Tom Fine has a tendency, which he should learn to control, to shoot from the hip. He has previously condemned the highly regarded transfers of Ward Marston, Mark Obert-Thorne and David Lennick on Naxos. The time has come to call his bluff. Let him give us a list of reissues he condemns by these restoration engineers and others (e.g, Seth Winner, Roger Beardsley et al.). I say he hasn't a clue as to what is involved in this kind of work and that he appears to be ignorant and abusive. Tom's reputation is based on the fact that he is an expert on mommy and daddy. We know nothing of his own work, not even the name of his company.
Clark Johnson does a better job of protecting himself, but he too is short on factual examples, critiques of the best works of restoration.
I say to both of you, Put up or shut up!
Kind regards,
Steve Abrams
----- Original Message ----- From: "Clark Johnsen" <clarkjohnsen@xxxxxxxxx>
To: <ARSCLIST@xxxxxxxxxxxxxxxx>
Sent: Friday, October 24, 2008 6:02 PM
Subject: Re: [ARSCLIST] Cedar, was: Aren't recordings original sources?
On Thu, Oct 23, 2008 at 7:29 PM, Tom Fine <tflists@xxxxxxxxxxxxxxxxxxx>wrote:
Well, I'm certainly not vain enough to speak for anyone else on this list, but ...
Then we apparently don't have on this list the majority of reissue producers and remastering engineers out there. Their lousy work speaks for itself.
And there you have it!
But one must wonder whether joining this list would serve the cause.
Perhaps an outreach effort should be made?
clark
-- Tom Fine
----- Original Message ----- From: "Parker Dinkins" < parker@xxxxxxxxxxxxxxxxx> To: <ARSCLIST@xxxxxxxxxxxxxxxx> Sent: Thursday, October 23, 2008 6:20 PM
Subject: Re: [ARSCLIST] Cedar, was: Aren't recordings original sources?
I think most people here are aware of all that.

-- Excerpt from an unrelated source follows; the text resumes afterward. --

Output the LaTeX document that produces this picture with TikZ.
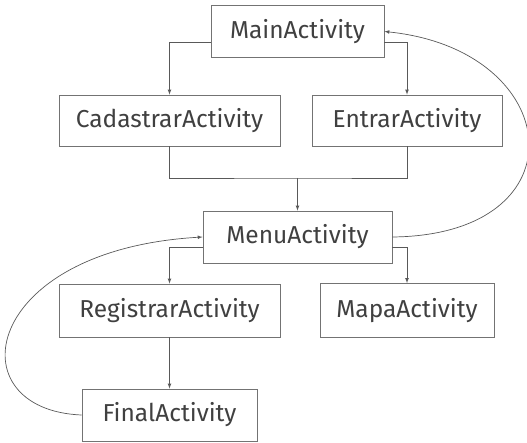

-- Parker Dinkins CD Mastering + Audio Restoration http://masterdigital.com
on 10/23/08 3:53 PM US/Central, Tom Fine wrote:
Not when it's overused and sucks what little life is left out of thesound. With all digital NR, it's a very fine line between slightly improving clarity and sucking the air, space and depth out of the sound. My own bias is always toward less but I've made and heard others' examples of judicious use of digi-tools where audibility and clarity are improved. Rare with well-recorded full-range music; the trained ear seems to prefer some hiss or surface noise with the entire pallet of music as opposed to a quieter background with some colors muted.
-- Tom Fine
----- Original Message ----- From: "Parker Dinkins" <parker@xxxxxxxxxxxxxxxxx> To: <ARSCLIST@xxxxxxxxxxxxxxxx> Sent: Thursday, October 23, 2008 3:52 PM Subject: Re: [ARSCLIST] Cedar, was: Aren't recordings original sources?
Tom Fine wrote:
Also, many 78 transfers made for CD sets are awful. People do seem tolop off the bass -- these records had plenty of low end, it was the TOP end where they had no musical content. Yet people roll off the bass (maybe because they have rumble-plagued playback systems) and crank up the EQ on the upper midrange, which just accentuates the surface noise and unnatural resonances from the original recording devices. Then you apply an overly aggressive treatment with CEDAR or whatever else and you get ... crap.
Seems like CEDAR would be just what is required after all that torture.